## COLLECTED MATERIAL
* start *

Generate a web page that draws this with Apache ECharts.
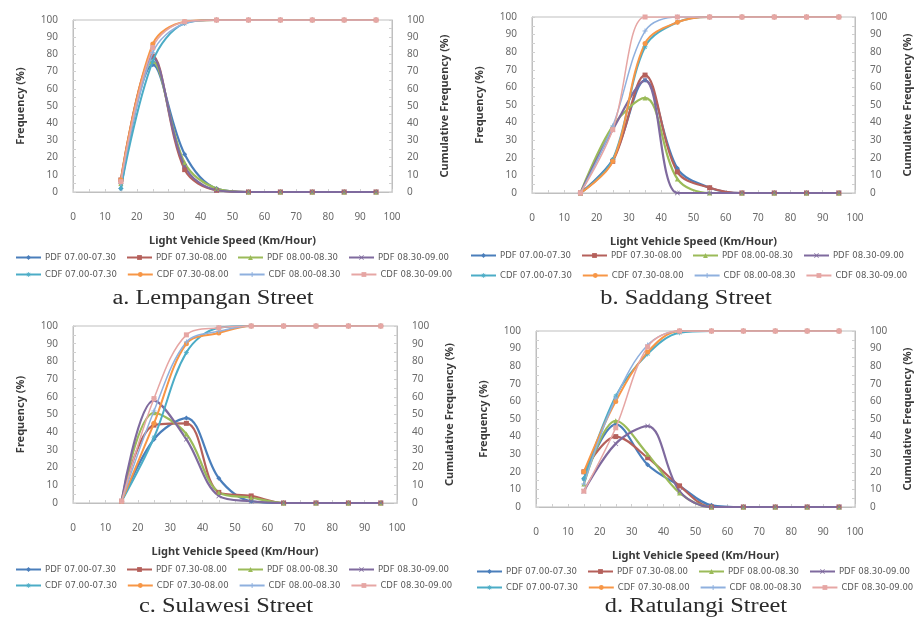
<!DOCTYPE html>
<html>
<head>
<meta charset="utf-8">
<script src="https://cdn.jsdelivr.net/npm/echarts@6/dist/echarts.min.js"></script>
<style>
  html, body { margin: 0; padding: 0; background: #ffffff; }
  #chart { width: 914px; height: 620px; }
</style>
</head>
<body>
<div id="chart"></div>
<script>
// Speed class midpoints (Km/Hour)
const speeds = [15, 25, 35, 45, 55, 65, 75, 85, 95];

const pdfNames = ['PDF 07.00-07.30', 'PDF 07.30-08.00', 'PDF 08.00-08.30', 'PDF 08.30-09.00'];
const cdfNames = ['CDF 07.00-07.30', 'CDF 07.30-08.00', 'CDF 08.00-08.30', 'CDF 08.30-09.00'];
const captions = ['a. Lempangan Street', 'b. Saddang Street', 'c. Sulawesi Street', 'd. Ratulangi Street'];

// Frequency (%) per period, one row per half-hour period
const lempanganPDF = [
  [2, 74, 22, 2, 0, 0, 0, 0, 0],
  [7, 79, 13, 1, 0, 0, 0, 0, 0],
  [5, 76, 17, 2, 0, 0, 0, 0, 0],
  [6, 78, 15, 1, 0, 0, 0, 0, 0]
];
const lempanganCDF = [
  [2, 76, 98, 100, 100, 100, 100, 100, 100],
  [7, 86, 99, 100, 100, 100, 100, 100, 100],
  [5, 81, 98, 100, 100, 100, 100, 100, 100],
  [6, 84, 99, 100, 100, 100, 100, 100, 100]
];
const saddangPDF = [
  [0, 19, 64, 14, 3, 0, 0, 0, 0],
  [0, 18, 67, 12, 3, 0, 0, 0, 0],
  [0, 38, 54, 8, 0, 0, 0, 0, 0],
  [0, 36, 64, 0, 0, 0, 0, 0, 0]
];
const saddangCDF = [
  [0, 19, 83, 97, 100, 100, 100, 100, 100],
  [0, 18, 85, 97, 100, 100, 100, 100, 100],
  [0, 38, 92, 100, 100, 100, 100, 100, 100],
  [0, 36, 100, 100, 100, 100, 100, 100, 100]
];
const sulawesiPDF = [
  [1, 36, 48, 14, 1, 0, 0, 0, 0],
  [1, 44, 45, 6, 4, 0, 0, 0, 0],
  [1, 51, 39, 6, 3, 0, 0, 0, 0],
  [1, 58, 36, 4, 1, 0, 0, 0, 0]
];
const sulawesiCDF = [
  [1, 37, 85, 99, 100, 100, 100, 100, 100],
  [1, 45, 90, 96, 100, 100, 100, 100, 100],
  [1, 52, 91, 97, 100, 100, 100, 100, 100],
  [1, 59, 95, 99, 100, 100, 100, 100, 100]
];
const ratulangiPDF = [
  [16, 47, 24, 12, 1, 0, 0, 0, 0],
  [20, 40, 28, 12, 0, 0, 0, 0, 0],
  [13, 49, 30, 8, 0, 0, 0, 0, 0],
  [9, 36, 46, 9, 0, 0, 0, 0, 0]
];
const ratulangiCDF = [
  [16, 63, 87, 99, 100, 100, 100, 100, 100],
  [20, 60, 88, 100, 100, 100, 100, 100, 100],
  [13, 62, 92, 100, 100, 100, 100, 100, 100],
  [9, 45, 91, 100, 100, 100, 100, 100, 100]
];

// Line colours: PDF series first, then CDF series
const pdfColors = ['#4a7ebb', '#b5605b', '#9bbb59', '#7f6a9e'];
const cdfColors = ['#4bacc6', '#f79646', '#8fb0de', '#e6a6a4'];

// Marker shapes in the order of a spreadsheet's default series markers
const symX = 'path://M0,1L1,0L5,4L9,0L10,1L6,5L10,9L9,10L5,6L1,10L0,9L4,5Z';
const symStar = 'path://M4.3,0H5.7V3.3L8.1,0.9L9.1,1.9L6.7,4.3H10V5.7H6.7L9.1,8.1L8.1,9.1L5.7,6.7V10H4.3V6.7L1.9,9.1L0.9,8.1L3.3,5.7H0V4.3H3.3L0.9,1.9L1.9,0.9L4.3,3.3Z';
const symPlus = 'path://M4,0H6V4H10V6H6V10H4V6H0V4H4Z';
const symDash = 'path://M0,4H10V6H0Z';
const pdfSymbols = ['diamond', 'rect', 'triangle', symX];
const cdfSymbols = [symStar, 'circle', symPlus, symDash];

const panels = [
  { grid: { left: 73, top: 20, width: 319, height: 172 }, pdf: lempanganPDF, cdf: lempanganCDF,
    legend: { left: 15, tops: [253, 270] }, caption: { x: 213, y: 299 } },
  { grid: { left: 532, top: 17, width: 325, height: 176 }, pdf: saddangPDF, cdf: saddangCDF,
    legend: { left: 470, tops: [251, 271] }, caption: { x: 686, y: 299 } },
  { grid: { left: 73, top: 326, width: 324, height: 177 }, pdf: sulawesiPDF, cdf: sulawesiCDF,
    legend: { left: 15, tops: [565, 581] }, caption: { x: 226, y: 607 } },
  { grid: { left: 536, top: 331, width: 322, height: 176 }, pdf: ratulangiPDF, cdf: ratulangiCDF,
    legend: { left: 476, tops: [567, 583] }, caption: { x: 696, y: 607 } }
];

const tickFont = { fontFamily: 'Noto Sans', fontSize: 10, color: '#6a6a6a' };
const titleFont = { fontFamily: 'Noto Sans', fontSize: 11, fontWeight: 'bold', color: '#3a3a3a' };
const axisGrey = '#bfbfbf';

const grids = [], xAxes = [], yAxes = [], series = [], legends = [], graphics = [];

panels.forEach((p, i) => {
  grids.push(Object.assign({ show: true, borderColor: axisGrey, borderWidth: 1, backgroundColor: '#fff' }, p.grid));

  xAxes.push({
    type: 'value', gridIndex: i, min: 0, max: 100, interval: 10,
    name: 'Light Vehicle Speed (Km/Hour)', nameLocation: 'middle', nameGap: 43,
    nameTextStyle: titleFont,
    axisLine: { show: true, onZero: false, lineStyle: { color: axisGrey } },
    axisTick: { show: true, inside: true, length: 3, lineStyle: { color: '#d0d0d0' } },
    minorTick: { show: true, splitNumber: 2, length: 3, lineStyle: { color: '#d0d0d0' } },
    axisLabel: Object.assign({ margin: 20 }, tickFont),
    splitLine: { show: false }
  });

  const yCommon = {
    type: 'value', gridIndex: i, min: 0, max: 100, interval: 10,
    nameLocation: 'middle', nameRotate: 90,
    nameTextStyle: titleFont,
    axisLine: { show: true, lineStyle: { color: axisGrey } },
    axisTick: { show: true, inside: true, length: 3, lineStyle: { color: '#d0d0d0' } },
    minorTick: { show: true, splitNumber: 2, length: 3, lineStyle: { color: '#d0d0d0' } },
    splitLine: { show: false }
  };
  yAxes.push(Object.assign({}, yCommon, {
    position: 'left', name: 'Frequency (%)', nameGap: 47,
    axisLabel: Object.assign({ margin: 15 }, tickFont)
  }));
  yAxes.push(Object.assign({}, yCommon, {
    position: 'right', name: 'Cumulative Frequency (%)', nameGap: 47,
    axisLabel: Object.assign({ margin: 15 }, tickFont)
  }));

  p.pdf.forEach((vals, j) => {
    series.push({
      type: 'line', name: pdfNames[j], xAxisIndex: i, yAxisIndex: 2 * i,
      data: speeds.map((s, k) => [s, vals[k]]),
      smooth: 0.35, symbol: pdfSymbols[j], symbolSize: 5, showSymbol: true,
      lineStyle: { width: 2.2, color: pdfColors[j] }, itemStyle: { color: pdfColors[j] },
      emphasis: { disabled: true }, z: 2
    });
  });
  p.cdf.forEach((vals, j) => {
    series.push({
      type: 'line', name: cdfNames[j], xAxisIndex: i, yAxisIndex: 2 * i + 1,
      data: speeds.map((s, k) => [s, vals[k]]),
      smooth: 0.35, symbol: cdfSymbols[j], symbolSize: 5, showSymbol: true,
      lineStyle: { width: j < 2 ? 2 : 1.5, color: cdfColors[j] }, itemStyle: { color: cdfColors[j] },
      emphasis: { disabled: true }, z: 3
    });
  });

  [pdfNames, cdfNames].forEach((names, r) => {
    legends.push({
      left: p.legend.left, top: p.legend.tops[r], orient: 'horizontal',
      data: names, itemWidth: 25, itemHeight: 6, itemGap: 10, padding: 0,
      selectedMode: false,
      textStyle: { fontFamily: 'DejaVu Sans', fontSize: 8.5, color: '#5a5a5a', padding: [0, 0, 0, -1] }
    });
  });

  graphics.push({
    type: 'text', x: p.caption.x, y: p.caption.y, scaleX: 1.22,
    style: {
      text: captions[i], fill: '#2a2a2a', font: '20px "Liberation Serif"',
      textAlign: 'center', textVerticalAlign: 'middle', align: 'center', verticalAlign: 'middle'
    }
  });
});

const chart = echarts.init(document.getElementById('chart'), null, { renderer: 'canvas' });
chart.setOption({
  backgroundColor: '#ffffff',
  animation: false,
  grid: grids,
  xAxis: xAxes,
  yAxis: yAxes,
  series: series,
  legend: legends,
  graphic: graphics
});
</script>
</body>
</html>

* end *

## WHAT THIS TASK INVOLVES
Take the lines from the start of the material to the line with "const captions = ['a.", both included, and transcribe them exactly without the pictures.

## WRITTEN SOLUTION
Generate a web page that draws this with Apache ECharts.
<!DOCTYPE html>
<html>
<head>
<meta charset="utf-8">
<script src="https://cdn.jsdelivr.net/npm/echarts@6/dist/echarts.min.js"></script>
<style>
  html, body { margin: 0; padding: 0; background: #ffffff; }
  #chart { width: 914px; height: 620px; }
</style>
</head>
<body>
<div id="chart"></div>
<script>
// Speed class midpoints (Km/Hour)
const speeds = [15, 25, 35, 45, 55, 65, 75, 85, 95];

const pdfNames = ['PDF 07.00-07.30', 'PDF 07.30-08.00', 'PDF 08.00-08.30', 'PDF 08.30-09.00'];
const cdfNames = ['CDF 07.00-07.30', 'CDF 07.30-08.00', 'CDF 08.00-08.30', 'CDF 08.30-09.00'];
const captions = ['a. Lempangan Street', 'b. Saddang Street', 'c. Sulawesi Street', 'd. Ratulangi Street'];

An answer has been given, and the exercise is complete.